The Color Purple starts in the early part of the 20th Century and tracks the lives of a group of African American's in a small Southern town into the late 1930s. Whoopi Goldberg stars as Celie, a young girl who is sexually abused by her father, and then passed on to be married to a man who beats her and imprisons her in a life of servitude. This terrible husband is Mister, played with tightly controlled malice by Danny Glover. Though Mister originally wanted Celie's prettier sister Nettie (Akosua Busia), he settles for the older girl, and eventually separates the siblings after Nettie fends off his advances. Mister is a widower with several kids, and he expects Celie, who is just a child herself, to raise them.
As the years pass, people move in and out of Celie's sheltered life.
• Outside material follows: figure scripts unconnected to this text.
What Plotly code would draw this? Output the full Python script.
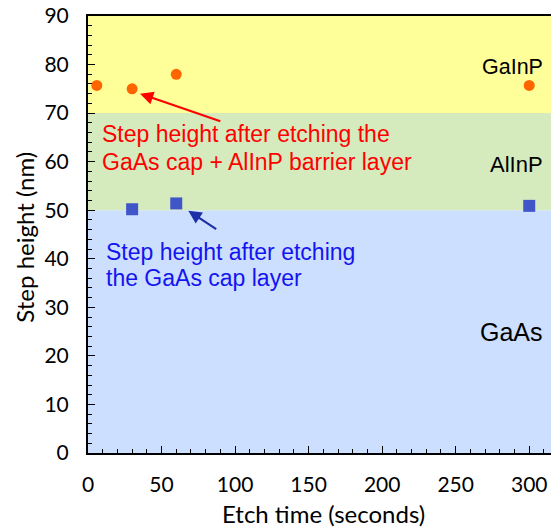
import plotly.graph_objects as go

# Step height measured after etching the GaAs cap + AlInP barrier layer
t_barrier = [6, 30, 60, 300]
h_barrier = [75.7, 75.0, 78.0, 75.7]

# Step height measured after etching the GaAs cap layer only
t_cap = [30, 60, 300]
h_cap = [50.2, 51.4, 50.9]

# Layer stack: name, bottom, top, fill colour
layer_names = ["GaAs", "AlInP", "GaInP"]
layer_bottom = [0, 50, 70]
layer_top = [50, 70, 90]
layer_color = ["#CCDFFF", "#D5EBBE", "#FFFF99"]
layer_label_y = [24.9, 59.5, 79.5]
layer_label_size = [25, 22, 21.5]

x_ticks = [0, 50, 100, 150, 200, 250, 300]
y_ticks = [0, 10, 20, 30, 40, 50, 60, 70, 80, 90]

fig = go.Figure()

fig.add_trace(go.Scatter(
    x=t_barrier, y=h_barrier, mode="markers",
    marker=dict(symbol="circle", size=11, color="#FF6600", line=dict(width=0)),
    showlegend=False, cliponaxis=False,
))
fig.add_trace(go.Scatter(
    x=t_cap, y=h_cap, mode="markers",
    marker=dict(symbol="square", size=12, color="#3F55C8", line=dict(width=0)),
    showlegend=False, cliponaxis=False,
))

label_font = "Liberation Sans, Arial, sans-serif"
shapes = []
annotations = []
for name, lo, hi, col, ly, fs in zip(layer_names, layer_bottom, layer_top,
                                     layer_color, layer_label_y, layer_label_size):
    shapes.append(dict(type="rect", xref="paper", yref="y", x0=0, x1=1, y0=lo, y1=hi,
                       fillcolor=col, line=dict(width=0), layer="below"))
    annotations.append(dict(x=0.987, xref="paper", y=ly, yref="y", text=name,
                            showarrow=False, xanchor="right", yanchor="middle",
                            font=dict(family=label_font, size=fs, color="black")))

# Callout texts, one annotation per line for tight line spacing
red_lines = ["Step height after etching the", "GaAs cap + AlInP barrier layer"]
red_y = [65.6, 59.9]
blue_lines = ["Step height after etching", "the GaAs cap layer"]
blue_y = [41.3, 36.0]
for txt, yy in zip(red_lines, red_y):
    annotations.append(dict(x=8.4, y=yy, xref="x", yref="y", text=txt,
                            showarrow=False, xanchor="left", yanchor="middle",
                            font=dict(family=label_font, size=23, color="#FF0000")))
for txt, yy in zip(blue_lines, blue_y):
    annotations.append(dict(x=10.7, y=yy, xref="x", yref="y", text=txt,
                            showarrow=False, xanchor="left", yanchor="middle",
                            font=dict(family=label_font, size=23, color="#1414F0")))

# Arrows pointing to the measured points
annotations.append(dict(x=35.4, y=74.0, xref="x", yref="y", ax=91.0, ay=68.2, axref="x", ayref="y",
                        text="", showarrow=True, arrowhead=2, arrowsize=1.2, arrowwidth=2.2,
                        arrowcolor="#FF0000"))
annotations.append(dict(x=68.2, y=49.9, xref="x", yref="y", ax=88.2, ay=45.9, axref="x", ayref="y",
                        text="", showarrow=True, arrowhead=2, arrowsize=1.2, arrowwidth=2.2,
                        arrowcolor="#1E2FA8"))

axis_family = "Lato, Open Sans, sans-serif"
# Axis titles
annotations.append(dict(x=0.5076, xref="paper", y=-0.1373, yref="paper",
                        text="Etch time (seconds)", showarrow=False,
                        xanchor="center", yanchor="middle",
                        font=dict(family=axis_family, size=24, color="black")))
annotations.append(dict(x=-0.138, xref="paper", y=0.493, yref="paper",
                        text="Step height (nm)", showarrow=False, textangle=-90,
                        xanchor="center", yanchor="middle",
                        font=dict(family=axis_family, size=24, color="black")))

tick_font = dict(family=axis_family, size=21, color="black")

fig.update_layout(
    width=551, height=529,
    margin=dict(l=88, r=0, t=16, b=76),
    paper_bgcolor="white", plot_bgcolor="white",
    shapes=shapes, annotations=annotations,
    xaxis=dict(
        range=[0, 314.8], tickvals=x_ticks, ticktext=[str(v) for v in x_ticks],
        ticks="inside", ticklen=7, tickwidth=1.2, tickcolor="black",
        minor=dict(dtick=10, ticks="inside", ticklen=4, tickwidth=1, tickcolor="black"),
        showline=True, linecolor="black", linewidth=2, mirror=True,
        showgrid=False, zeroline=False,
        tickfont=tick_font, ticklabelstandoff=12,
    ),
    yaxis=dict(
        range=[0, 90], tickvals=y_ticks, ticktext=[str(v) for v in y_ticks],
        ticks="inside", ticklen=7, tickwidth=1.2, tickcolor="black",
        minor=dict(dtick=2, ticks="inside", ticklen=4, tickwidth=1, tickcolor="black"),
        showline=True, linecolor="black", linewidth=2,
        showgrid=False, zeroline=False,
        tickfont=tick_font, ticklabelstandoff=13,
    ),
)

fig.write_html("out.html")
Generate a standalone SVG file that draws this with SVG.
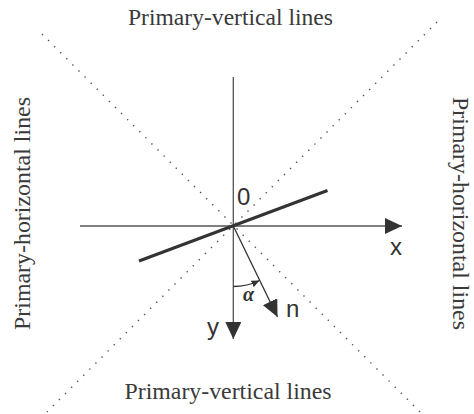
<svg xmlns="http://www.w3.org/2000/svg" width="474" height="414" viewBox="0 0 474 414">
<style>
.serif{font-family:"Liberation Serif","Times New Roman",serif;font-size:24px;fill:#3a3a3a}
.sans{font-family:"Liberation Sans",Arial,sans-serif;font-size:24px;fill:#333}
.axis{stroke:#555;stroke-width:1.3;fill:none}
.dot{stroke:#555;stroke-width:1.4;stroke-dasharray:1.4 7.2;fill:none}
.thick{stroke:#333;stroke-width:3;fill:none}
.thin{stroke:#333;stroke-width:1.3;fill:none}
</style>
<defs>
<marker id="ah" markerUnits="userSpaceOnUse" markerWidth="18" markerHeight="16" refX="17" refY="8" orient="auto" viewBox="0 0 18 16">
<path d="M0,0 L17,8 L0,16 z" fill="#333"/>
</marker>
<marker id="sah" markerUnits="userSpaceOnUse" markerWidth="9" markerHeight="8" refX="8" refY="4" orient="auto" viewBox="0 0 9 8">
<path d="M0,0.5 L8,4 L0,7.5 z" fill="#333"/>
</marker>
</defs>
<rect width="474" height="414" fill="#fff"/>
<g id="diagonals">
<line class="dot" x1="42" y1="34" x2="420" y2="412"/>
<line class="dot" x1="437" y1="22" x2="47" y2="412"/>
</g>
<g id="connectors">
<line class="axis" x1="80" y1="226" x2="402" y2="226" marker-end="url(#ah)"/>
<line class="axis" x1="233.3" y1="77" x2="233.3" y2="339" marker-end="url(#ah)"/>
<line class="thick" x1="139" y1="261" x2="327.5" y2="190.5"/>
<line class="thin" x1="233.3" y1="226" x2="277.5" y2="317" marker-end="url(#ah)"/>
<path class="thin" d="M233.3,286.5 A60.5,60.5 0 0 0 259.5,280.5" marker-end="url(#sah)"/>
</g>
<g id="labels">
<text id="top-label" class="serif" x="230.5" y="25" text-anchor="middle" textLength="205" lengthAdjust="spacingAndGlyphs">Primary-vertical lines</text>
<text id="bottom-label" class="serif" x="228" y="399" text-anchor="middle" textLength="207" lengthAdjust="spacingAndGlyphs">Primary-vertical lines</text>
<text id="left-label" class="serif" transform="translate(30,213.5) rotate(-90)" text-anchor="middle" textLength="233" lengthAdjust="spacingAndGlyphs">Primary-horizontal lines</text>
<text id="right-label" class="serif" transform="translate(453,213.5) rotate(90)" text-anchor="middle" textLength="233" lengthAdjust="spacingAndGlyphs">Primary-horizontal lines</text>
<text id="origin-label" class="sans" x="237" y="205">0</text>
<text id="x-label" class="sans" x="390" y="255">x</text>
<text id="y-label" class="sans" x="207" y="335">y</text>
<text id="n-label" class="sans" x="286" y="317">n</text>
<text id="alpha-label" x="243" y="301" style="font-family:'Liberation Serif','Times New Roman',serif;font-size:20px;font-style:italic;font-weight:bold;fill:#333">α</text>
</g>
</svg>
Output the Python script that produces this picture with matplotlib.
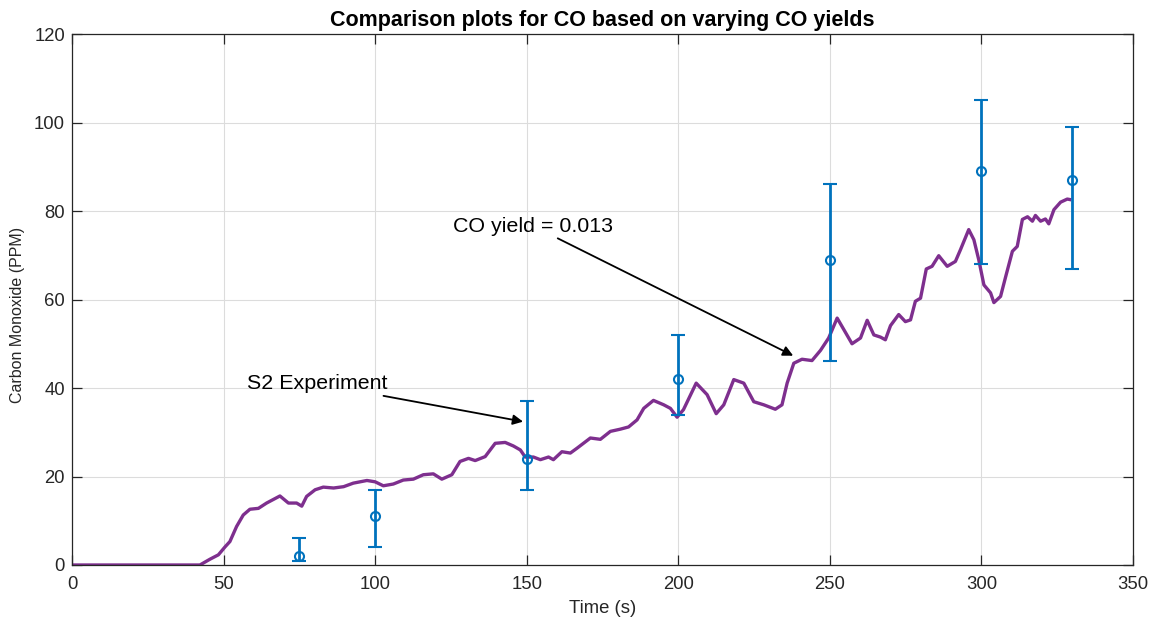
import numpy as np
import matplotlib as mpl
mpl.use('Agg')
import matplotlib.pyplot as plt

plt.rcParams['font.family'] = ['Liberation Sans', 'DejaVu Sans']

## measured CO trace (S2 experiment)
time_s = [0, 20, 42.2, 45.5, 48.3, 50.5, 52.1, 54.3, 56.5, 58.7, 61.5, 64.2,
          68.6, 71.4, 74.1, 75.8, 77.4, 80.2, 82.9, 86.3, 89.6, 92.8, 97.3,
          100, 102.7, 106, 109.3, 112.6, 115.9, 119.2, 122, 125.3, 128,
          130.8, 133, 136.3, 139.6, 142.9, 145.6, 147.9, 149.5, 152.2, 154.5,
          157.2, 158.8, 161.6, 164.4, 166.6, 171, 174.3, 177.6, 180.9, 183.6,
          186.4, 188.6, 191.8, 195.2, 197.4, 199.6, 201.7, 205.9, 209.5,
          212.5, 215, 218.3, 221.6, 224.9, 228.2, 232, 234.2, 235.9, 238.1,
          240.8, 244.1, 246.9, 249.6, 252.4, 254.6, 257.3, 260.1, 262.3,
          264.5, 266.7, 268.3, 270, 272.7, 274.9, 276.6, 278.2, 279.9, 281.8,
          283.7, 285.9, 288.7, 291.4, 293.1, 295.8, 297.5, 299.1, 300.8, 303,
          304.1, 306.3, 308, 310.2, 311.8, 313.5, 315.2, 316.8, 317.8, 319.5,
          321.1, 322.2, 323.9, 326.1, 328.3, 329.1]
co_ppm = [0, 0, 0, 1.3, 2.3, 4.1, 5.3, 8.7, 11.3, 12.6, 12.8, 14,
          15.6, 14, 14, 13.3, 15.5, 17, 17.6, 17.4, 17.7, 18.5, 19.1,
          18.8, 17.9, 18.3, 19.2, 19.4, 20.4, 20.6, 19.4, 20.4, 23.4,
          24.1, 23.6, 24.5, 27.5, 27.7, 26.9, 26, 24.4, 24.4, 23.8,
          24.4, 23.8, 25.6, 25.3, 26.4, 28.7, 28.4, 30.2, 30.7, 31.2,
          32.8, 35.4, 37.2, 36.2, 35.4, 33.4, 35.1, 41.1, 38.5,
          34.2, 36.2, 41.9, 41.1, 36.9, 36.2, 35.2, 36.2, 41.1, 45.6,
          46.5, 46.2, 48.5, 51.3, 55.8, 53.2, 50, 51.3, 55.3,
          52, 51.5, 50.9, 54.1, 56.6, 55, 55.4, 59.6, 60.3, 66.9,
          67.5, 69.9, 67.5, 68.6, 71.3, 75.8, 73.5, 69, 63.3, 61.5,
          59.3, 60.7, 65.2, 70.9, 72, 78.1, 78.7, 77.7, 79, 77.7,
          78.2, 77.1, 80.3, 82, 82.7, 82.6]

## model points for CO yield = 0.013
model_t = [75, 100, 150, 200, 250, 300, 330]
model_co = [2, 11, 24, 42, 69, 89, 87]
err_low = [1, 7, 7, 8, 23, 21, 20]
err_high = [4, 6, 13, 10, 17, 16, 12]

fig = plt.figure(figsize=(11.55, 6.23), dpi=100)
ax = fig.add_axes([0.0623, 0.0931, 0.9187, 0.8523])

ax.plot(time_s, co_ppm, color='#7E2F8E', lw=2.4)
ax.errorbar(model_t, model_co, yerr=[err_low, err_high], fmt='o',
            color='#0072BD', mfc='none', ms=6.5, mew=1.5, elinewidth=2,
            capsize=5, capthick=2)

ax.annotate('S2 Experiment', xy=(148.8, 32.4), xytext=(104, 41.0),
            ha='right', va='center', fontsize=15.4,
            arrowprops=dict(arrowstyle='-|>', color='black', lw=1.3,
                            mutation_scale=15, shrinkA=0, shrinkB=0))
ax.annotate('CO yield = 0.013', xy=(237.9, 47.3), xytext=(178.5, 76.6),
            ha='right', va='center', fontsize=15.4,
            arrowprops=dict(arrowstyle='-|>', color='black', lw=1.3,
                            mutation_scale=15, shrinkA=0, shrinkB=0))

ax.set_xlim(0, 350)
ax.set_ylim(0, 120)
ax.set_xticks(np.arange(0, 351, 50))
ax.set_yticks(np.arange(0, 121, 20))
ax.grid(True, color='#dcdcdc', lw=0.8)
ax.set_axisbelow(True)
ax.tick_params(direction='in', top=True, right=True, length=7,
               labelsize=13.3, colors='#262626', width=0.9)
ax.tick_params(axis='x', pad=8)
ax.tick_params(axis='y', pad=5)
for sp in ax.spines.values():
    sp.set_color('#262626')
    sp.set_linewidth(0.9)

ax.set_xlabel('Time (s)', fontsize=13.3, color='#262626', labelpad=5)
ax.set_ylabel('Carbon Monoxide (PPM)', fontsize=11.5, color='#262626',
              va='center')
ax.yaxis.set_label_coords(-0.051, 0.47)
ax.set_title('Comparison plots for CO based on varying CO yields',
             fontsize=15.5, fontweight='bold', pad=6)

fig.savefig('out.png', dpi=100)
Mister's oldest son, Harpo (Willard Pugh), marries the headstrong Sophia (Oprah Winfrey), and when he tries to run his household the same way as his father, she leaves him. Likewise, Mister and Celie get regular visits from jazz singer Shug Avery (Margaret Avery), a woman that Mister has been obsessed with for years. She eventually becomes Celie's only ally, helping her find the love and courage to finally stand-up for herself.
The Color Purple is something of a family epic, telling a larger story in the vein of the old Russian masters or even John Steinbeck. Each character is on a journey, and Celie serves as a central point that all of their individual stories run through. Her own journey is to go from observer to active participant, and Goldberg delivers an intuitive, emotional performance, showing the metamorphosis both physically and emotionally. Her part is the most nuanced, others tend to play to type. Winfrey is good, for instance, but Sophia really only has two modes: determined and defeated. Margaret Avery manages to find a few different shades to Shug, even if the script draws her in fairly even strokes. The actress drapes extra layers of meaning over the material simply by never forgetting that there is supposed to be more than what we see on the surface. Thus, it makes sense when she reveals herself to be more than a beautiful party girl.
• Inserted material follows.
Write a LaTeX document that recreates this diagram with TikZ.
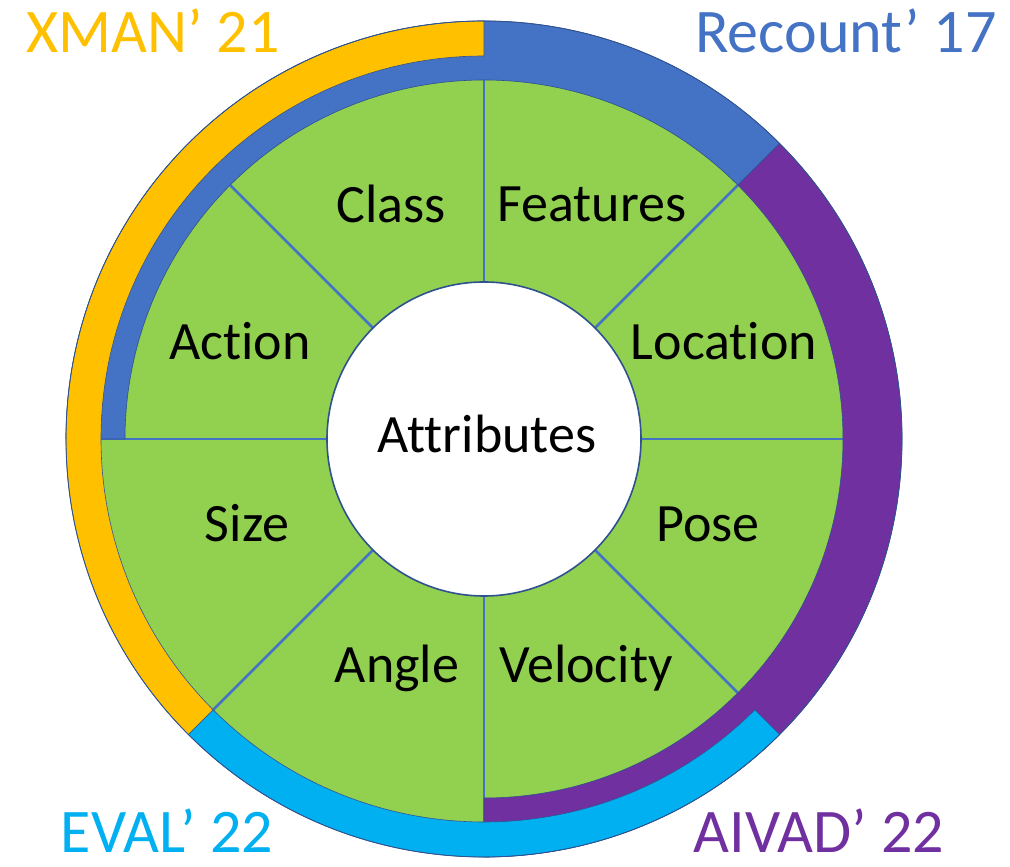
\documentclass[tikz,border=0pt]{standalone}
\usepackage{fontspec}
\setmainfont[Ligatures={NoCommon}]{Carlito}
\usetikzlibrary{positioning, calc}

\definecolor{leafgreen}{HTML}{92D050}
\definecolor{xmanyellow}{HTML}{FFC000}
\definecolor{recountblue}{HTML}{4472C4}
\definecolor{aivadpurple}{HTML}{7030A0}
\definecolor{evalcyan}{HTML}{00B0F0}
\definecolor{rimline}{HTML}{2F528F}

\begin{document}
\begin{tikzpicture}[
        x=1pt, y=1pt,
        % Styles
        spoke/.style={draw=recountblue, line width=2.6pt},
        band/.style={fill=#1, draw=rimline, line width=0.6pt},
        attr/.style={font=\fontsize{54}{60}\selectfont, anchor=base, inner sep=0pt},
        paper/.style={font=\fontsize{62}{68}\selectfont, anchor=base, inner sep=0pt, text=#1}
    ]
    \useasboundingbox (0,0) rectangle (1010,867);
    \coordinate (c) at (484,428);

    % Green wheel and spokes
    \fill[leafgreen] (c) circle[radius=383];
    \foreach \ang in {0,45,...,315}
        \draw[spoke] ($(c)+(\ang:150)$) -- ($(c)+(\ang:383)$);

    % Paper bands (full width first, outer ones on top)
    \draw[band=recountblue] ($(c)+(45:359)$) arc[start angle=45, end angle=180, radius=359]
        -- ($(c)+(180:418)$) arc[start angle=180, end angle=45, radius=418] -- cycle;
    \draw[band=aivadpurple] ($(c)+(-90:359)$) arc[start angle=-90, end angle=45, radius=359]
        -- ($(c)+(45:418)$) arc[start angle=45, end angle=-90, radius=418] -- cycle;
    \draw[band=xmanyellow] ($(c)+(90:383)$) arc[start angle=90, end angle=225, radius=383]
        -- ($(c)+(225:418)$) arc[start angle=225, end angle=90, radius=418] -- cycle;
    \draw[band=evalcyan] ($(c)+(225:383)$) arc[start angle=225, end angle=315, radius=383]
        -- ($(c)+(315:418)$) arc[start angle=315, end angle=225, radius=418] -- cycle;
    \draw[rimline, line width=0.8pt] (c) circle[radius=418];

    % Hub
    \draw[fill=white, draw=rimline, line width=1.6pt] (c) circle[radius=157];
    \node[attr] (hub) at (487,414) {Attributes};

    % Sector labels
    \node[attr] (class) at (391,644) {Class};
    \node[attr] (features) at (592,645) {Features};
    \node[attr] (action) at (240,507) {Action};
    \node[attr] (location) at (724,507) {Location};
    \node[attr] (size) at (247,325) {Size};
    \node[attr] (pose) at (708,325) {Pose};
    \node[attr] (angle) at (397,184) {Angle};
    \node[attr] (velocity) at (586,184) {Velocity};

    % Paper labels
    \node[paper=xmanyellow] (xman) at (153,814) {XMAN’ 21};
    \node[paper=recountblue] (recount) at (846,814) {Recount’ 17};
    \node[paper=evalcyan] (eval) at (167,14) {EVAL’ 22};
    \node[paper=aivadpurple] (aivad) at (819,14) {AIVAD’ 22};

\end{tikzpicture}
\end{document}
If there is a downfall to The Color Purple it's that Celie's transformation doesn't have the same gradual shift. Spielberg and screenwriter Menno Meyjes (The Siege) spend so much time on the pain, when the happiness eventually does come, it feels forced. The final half hour of the movie runs by slowly, and it feels like the material that falls on that side of the narrative fulcrum is being rushed to fit. It's surprising, because you'd think that would be the stuff Spielberg would have the best handle on, but to this day, he struggles to move from darker drama to the expected happy endings (see, for instance, War of the Worlds). The transition should have been easy, since in the meatier first two hours, part of why The Color Purple is so effective is because the director brings a touch of the fairy tale to the movie. Director of photography Allen Daviau (Bugsy) shoots the action against dreamy backdrops, creating a majestic world all around the squalor and the heartache that the characters confine themselves to. In Spielberg's next movie, Empire of the Sun, he has a famous shot where the displaced are flanked by a giant advertisement for Gone With the Wind, but it's in The Color Purple that he uses all the lessons he gleaned from Golden Age Hollywood. There is a timelessness to the storytelling, right down to the occasional eruptions of slapstick.
It's the assured construction that ultimately keeps all the fine performances in The Color Purple from disappearing into a hokey morass, and also why, despite the movie's flaws, it still manages to be effective and emotionally satisfying. Though the movie might have been better for stopping when Celie finally walks out on Mister, it wouldn't be quite as fulfilling without the melodramatic finale. Spielberg is an old softie, and he knows how to hit those same weepy buttons in moviegoers. I'll admit, I was big pile of mush when the credits rolled. The Color Purple had touched me in the right way. It's easy to argue technique, but it's a lot harder to rationalize away true feeling. It's kind of Spielberg's stock in trade: getting right to the heart of it, whatever it takes. It's why The Color Purple worked in 1985, and why it's still well worth watching three decades later.
There are three alternative language tracks: a French 2.0 mix, and two Spanish options--Castilian in stereo and Latin in mono. There are also French and Spanish subtitles, and English Closed Captioning.
Newly created for this Blu-Ray upgrade is the packaging. The Color Purple comes in a hardback book with 40 pages of material inside. The book features photos, liner notes looking back at the success of the movie, biographies of Spielberg and his cast, trivia, and some info on Walker's novel.